Petroski also dreams of one day making wine in Friuli, but that too may take some time. For now he's content to bring a little piece of it back home for the rest of us.
2011 Massican "Annia" White Blend, Napa Valley
Pale gold in the glass with a slightly greenish tinge, this wine smells of wet stones, lemon zest, and a hint of white flowers. In the mouth, lemon and lime zest mix with pink grapefruit, deep stony mineral notes, and citrus pith that lingers in the finish. Zingy, bright, fresh, and laser focused, the wine also has a savory saline and herbal quality that is quite compelling. 54% Tocai Friulano, 33% Ribolla Gialla, 13% Chardonnay. Score: between 9 and 9.5. Cost: $27. click to buy.
2011 Massican "Gemina" Chardonnay, Napa Valley
Palest gold in the glass, this wine smells of white flowers and lemon zest. On the palate, the wine is explosive -- there's no other word for it -- with electric acidity that makes tesla coil arcs of lemon zest crackling through the mouth. Grapefruit pith, a hint of nut skin on the finish. Stony bright, amazingly tart and juicy. Wow. 25% new French Oak. 13.5% alcohol. Score: between 9 and 9.5 . Cost: $45. click to buy.
2011 Massican Sauvignon Blanc, Napa Valley
Pale greenish gold in the glass, this wine smells of lemon juice and candied lemon rind, white flowers, and other exotic scents backed by a stony minerality. In the mouth, the wine is gorgeously complex, with lemon zest, floral, wet stone, and mixed herbal notes to the wine. A pithy quality marries with the deep, wet-chalkboard minerality that lingers in the finish. 13.8% alcohol. Quite probably the best California Sauvignon Blanc I've ever had. Score: between 9.5 and 10. Cost: $27. click to buy.
2010 Massican "Annia" White Blend, Napa Valley
Pale greenish gold in the glass, this wine smells of slightly spicy dried lemon peel, green apple skin and white flowers. In the mouth, lemon zest, white flowers, and pomelo mix on a crackling bed of stony minerality and tart green apple skin.. Phenomenal acidity, and there's a hint of waxiness that lingers with lemon juice and grapefruit juice in the finish. A blend of 47% Tocai Friulano, 33% Ribolla Gialla, and 20% Chardonnay. 12.1% alcohol. Score: between 9 and 9.5 . Cost: $27. click to buy.
2010 Massican "Gemina" Chardonnay, Napa Valley
Pale greenish gold, this wine smells of ripe apples, cold cream, and white flowers.
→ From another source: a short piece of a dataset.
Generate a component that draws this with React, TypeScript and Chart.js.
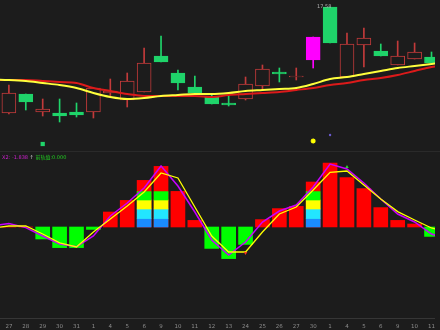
import React, { useEffect, useRef } from "react";
import { Chart, registerables } from "chart.js";
Chart.register(...registerables);

const dates = ["27","28","29","30","31","1","4","5","6","9","10","11","12","13","24","25","26","27","30","1","4","5","6","9","10","11"];
const opens  = [16.52,16.71,16.53,16.52,16.53,16.53,16.72,16.65,16.73,17.09,16.92,16.78,16.68,16.62,16.66,16.79,16.93,16.88,17.05,17.58,16.88,17.20,17.14,17.00,17.06,17.08];
const highs  = [16.80,16.71,16.66,16.66,16.62,16.77,16.86,16.92,17.17,17.29,16.95,16.89,16.70,16.70,16.88,17.00,16.97,16.97,17.28,17.58,17.32,17.37,17.21,17.24,17.22,17.13];
const lows   = [16.51,16.55,16.49,16.43,16.48,16.47,16.68,16.58,16.73,17.03,16.75,16.72,16.61,16.59,16.65,16.75,16.83,16.85,16.97,17.22,16.88,16.98,17.09,17.00,17.06,17.02];
const closes = [16.72,16.63,16.56,16.49,16.50,16.77,16.74,16.84,17.02,17.03,16.82,16.72,16.61,16.60,16.81,16.96,16.91,16.89,17.28,17.22,17.21,17.27,17.09,17.09,17.13,17.02];
const specialCandles = [18];
const maShort = [16.85,16.84,16.82,16.80,16.77,16.72,16.68,16.66,16.67,16.69,16.70,16.71,16.71,16.72,16.74,16.75,16.76,16.77,16.81,16.86,16.88,16.91,16.94,16.97,16.99,17.01];
const maLong  = [16.85,16.85,16.84,16.83,16.82,16.77,16.74,16.71,16.69,16.69,16.69,16.69,16.68,16.70,16.71,16.72,16.73,16.75,16.77,16.80,16.82,16.85,16.87,16.90,16.94,16.98];
// values just outside the visible window (previous day, next day)
const maShortEdge = [16.855, 17.03];
const maLongEdge  = [16.85, 17.00];

const histValues = [0,0,-0.60,-1.03,-1.03,-0.12,0.75,1.33,2.33,3.03,1.78,0.33,-1.07,-1.58,-0.87,0.37,0.92,1.03,2.25,3.20,2.47,1.92,0.97,0.33,0.15,-0.47];
const bandIndices = [8, 9, 18];
const bandLevels = [0, 0.42, 0.90, 1.35, 1.77];
const bandColors = ["#1a8cff", "#22e6ff", "#ffff00", "#00ff00"];
const lineMagenta = [0.18,-0.03,-0.45,-0.85,-0.99,-0.45,0.55,1.20,1.95,3.05,2.05,0.75,-0.65,-1.40,-0.75,0.25,0.80,1.10,2.00,3.15,2.90,2.20,1.40,0.65,0.25,-0.35];
const lineYellow  = [0.05,0.05,-0.35,-0.79,-1.00,-0.25,0.40,1.05,1.75,2.70,2.45,1.00,-0.45,-1.25,-1.25,-0.25,0.65,1.00,1.85,2.73,2.80,2.10,1.40,0.77,0.35,-0.05];
const lineMagentaEdge = [0.05, -0.62];
const lineYellowEdge  = [-0.05, -0.25];

const signalGreen = { x: 2, y: 16.21 };
const signalYellow = { x: 18, y: 16.24 };
const signalPurple = { x: 19, y: 16.30 };
const markRed = { x: 14, y: -1.3 };
const markGreen = { x: 20, y: 3.0 };

const highLabel = "17.58";
const indName = "X2: -1.838";
const indExtra = "前轨值:0.000";

const BG = "#1c1c1c";
const UP = "#c23a3a";
const DOWN = "#1fd46a";
const SPECIAL = "#ff00ff";

export default function App() {
  const ref = useRef<HTMLCanvasElement | null>(null);
  useEffect(() => {
    if (!ref.current) return;
    const idx = dates.map((_, i) => i);
    const n = dates.length;
    const withEdges = (vals: number[], edge: number[]) => [
      { x: -1, y: edge[0] },
      ...idx.map((i) => ({ x: i, y: vals[i] })),
      { x: n, y: edge[1] },
    ];
    const candleColor = (i: number) =>
      specialCandles.includes(i) ? SPECIAL : closes[i] >= opens[i] ? UP : DOWN;
    const bodyFill = (i: number) =>
      specialCandles.includes(i) ? SPECIAL : closes[i] >= opens[i] ? BG : DOWN;

    const datasets: any[] = [
      {
        type: "bar", order: 20, yAxisID: "yP", grouped: false, barThickness: 1,
        data: idx.map((i) => ({ x: i, y: [lows[i], highs[i]] })),
        backgroundColor: idx.map(candleColor), borderWidth: 0,
      },
      {
        type: "bar", order: 19, yAxisID: "yP", grouped: false, barThickness: 14,
        data: idx.map((i) => ({ x: i, y: [opens[i], closes[i]] })),
        backgroundColor: idx.map(bodyFill), borderColor: idx.map(candleColor),
        borderWidth: 1, borderSkipped: false,
      },
      {
        type: "line", order: 18, yAxisID: "yP",
        data: withEdges(maLong, maLongEdge),
        borderColor: "#dc1a1a", borderWidth: 2, pointRadius: 0, pointHoverRadius: 0, cubicInterpolationMode: "monotone",
      },
      {
        type: "line", order: 17, yAxisID: "yP",
        data: withEdges(maShort, maShortEdge),
        borderColor: "#ffff3c", borderWidth: 2, pointRadius: 0, pointHoverRadius: 0, cubicInterpolationMode: "monotone",
      },
      {
        type: "bar", order: 16, yAxisID: "yI", grouped: false, barThickness: 14,
        data: idx.map((i) => ({ x: i, y: [0, histValues[i]] })),
        backgroundColor: idx.map((i) => (histValues[i] >= 0 ? "#ff0000" : "#00ff00")),
        borderWidth: 0,
      },
    ];
    bandColors.forEach((c, k) => {
      datasets.push({
        type: "bar", order: 15 - k * 0.1, yAxisID: "yI", grouped: false, barThickness: 14,
        data: bandIndices.map((i) => ({ x: i, y: [bandLevels[k], bandLevels[k + 1]] })),
        backgroundColor: c, borderWidth: 0,
      });
    });
    datasets.push(
      {
        type: "line", order: 12, yAxisID: "yI",
        data: withEdges(lineMagenta, lineMagentaEdge),
        borderColor: "#c800ff", borderWidth: 1.5, pointRadius: 0, pointHoverRadius: 0,
      },
      {
        type: "line", order: 11, yAxisID: "yI",
        data: withEdges(lineYellow, lineYellowEdge),
        borderColor: "#ffff00", borderWidth: 1.3, pointRadius: 0, pointHoverRadius: 0,
      },
      {
        type: "line", order: 5, yAxisID: "yP", showLine: false,
        data: [signalGreen], pointStyle: "rect", pointRadius: 3, pointHoverRadius: 0,
        backgroundColor: DOWN, borderColor: DOWN, borderWidth: 0,
      },
      {
        type: "line", order: 5, yAxisID: "yP", showLine: false,
        data: [signalYellow], pointStyle: "star", pointRadius: 2.5, pointHoverRadius: 0,
        backgroundColor: "#ffff00", borderColor: "#ffff00", borderWidth: 1.5,
      },
      {
        type: "line", order: 5, yAxisID: "yP", showLine: false,
        data: [signalPurple], pointRadius: 1.2, pointHoverRadius: 0,
        backgroundColor: "#6a5acd", borderColor: "#6a5acd", borderWidth: 0,
      },
      {
        type: "line", order: 5, yAxisID: "yI", showLine: false,
        data: [markRed], pointStyle: "triangle", rotation: 180, pointRadius: 2, pointHoverRadius: 0,
        backgroundColor: "#ff3b1f", borderColor: "#ff3b1f", borderWidth: 0,
      },
      {
        type: "line", order: 5, yAxisID: "yI", showLine: false,
        data: [markGreen], pointStyle: "triangle", pointRadius: 2, pointHoverRadius: 0,
        backgroundColor: "#2fd42f", borderColor: "#2fd42f", borderWidth: 0,
      }
    );

    const chart = new Chart(ref.current, {
      type: "bar",
      data: { datasets },
      options: {
        animation: false,
        responsive: false,
        devicePixelRatio: 1,
        layout: { padding: 0, autoPadding: false },
        plugins: { legend: { display: false }, tooltip: { enabled: false } },
        scales: {
          x: {
            type: "linear", min: -0.526, max: 25.2, offset: false,
            grid: { display: false, drawTicks: false },
            border: { display: true, color: "#363636" },
            afterBuildTicks: (s: any) => { s.ticks = idx.map((i) => ({ value: i })); },
            afterFit: (s: any) => { s.height = 12; },
            ticks: {
              autoSkip: false, maxRotation: 0, padding: 5, color: "#8c8c8c",
              font: { size: 5.5, family: "DejaVu Sans" },
              callback: (v: any) => dates[Math.round(Number(v))] ?? "",
            },
          },
          yP: { type: "linear", display: false, min: 14.47, max: 17.65 },
          yI: { type: "linear", display: false, min: -4.55, max: 11.35 },
        },
      } as any,
    });
    return () => chart.destroy();
  }, []);

  return (
    <div style={{ position: "fixed", left: 0, top: 0, width: 440, height: 330, background: BG, overflow: "hidden" }}>
      <canvas ref={ref} width={440} height={330} style={{ position: "absolute", left: 0, top: 0, width: 440, height: 330 }} />
      <div style={{ position: "absolute", left: 0, top: 151, width: 440, height: 1, background: "#2a2a2a" }} />
      <span style={{ position: "absolute", left: 317, top: 3, font: "5px 'DejaVu Sans'", color: "#b0b0b0", whiteSpace: "nowrap" }}>{highLabel}</span>
      <span style={{ position: "absolute", left: 2, top: 153, font: "5px 'DejaVu Sans', 'Noto Sans CJK SC'", color: "#d020d0", whiteSpace: "nowrap" }}>
        {indName} <span style={{ color: "#d0d0d0" }}>↑</span> <span style={{ color: "#20d020" }}>{indExtra}</span>
      </span>
    </div>
  );
}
In the mouth wonderfully saline flavors of lemon curd, cooked quince, and gorgeous deep minerality swirl beautifully with perfect balance. Notes of pink grapefruit linger on the finish as your salivary glands go on overdrive. Fantastic acidity. 20% new French oak. A blend of 80% Chardonnay and 20% Ribolla Gialla.14% alcohol. Score: around 9.5. Cost: $45. click to buy.
2010 Massican Sauvignon Blanc, Napa Valley
Pale gold in the glass, this wine smells of gorgeously floral linalool and star fruit mixed with melon and candied green apple. In the mouth gorgeous green apple and green plum flavors are layered with sweet floral aromatics. Fantastic, even searing acidity, Slippery and quite silky, with incredible balance and precision. 13.9% alcohol. Score: between 9.5 and 10. Cost: $27. click to buy.